Cummings’ “73 Poems”

I’ve finished 73 Poems, apparently the last book of poems published during Cumming’s life. Though for me few of the poems rise to the level of his greatest poems, I marked 7 of the poems as worth re-reading, not an insubstantial number.

Perhaps not surprisingly, several of the poems deal with the subject of death, quite optimistically, I noted. I’m not sure if this poem makes the best argument for that optimism, but it’s one that I’ve considered as possible from time to time, and it does a good job of tying together major themes in his poetry from his earliest, most famous poems to these last, less famous ones:


Now i lay(with everywhere around)
me(the great dim deep sound
of rain;and of always and of nowhere)and

what a gently welcoming darkestness–

now i lay me down(in a most steep
more than music)feeling that sunlight is
(life and day are)only loaned:whereas
night is given(night and death and the rain

are given;and given is how beautifully snow)

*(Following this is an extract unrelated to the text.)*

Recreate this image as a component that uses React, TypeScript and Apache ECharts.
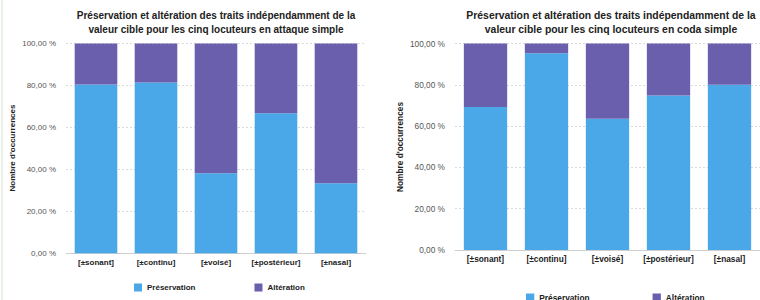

now i lay me down to dream of(nothing
i or any somebody or you
can begin to begin to imagine)

something which nobody may keep.
now i lay me down to dream of Spring

I can’t help but think that the opening line was meant to reflect the famous childhood prayer

Now I lay me down to sleep,
I pray the Lord my soul to keep;
And if I die before I wake,
I pray the Lord my soul to take.

which would certainly reflect Cumming’s early upbringing, and, though his religious beliefs become less clear in his later poetry, his enthusiasm for life, especially for Spring, the symbol of rebirth and new beginnings, never waivers.

I’m not sure why but the whole poem reminds me of Walt Whitman’s line in Song of Myself: “All goes onward and outward, nothing collapses,/ And to die is different from what any one supposed, and luckier.” Certainly the attitude toward death seems equally optimistic.

In the end dreaming of “Spring” brings to mind all of the delightful poems that Cumming’s has written about Spring, and reminds us just how remarkable it is for a modern poet to be so both optimistic and successful.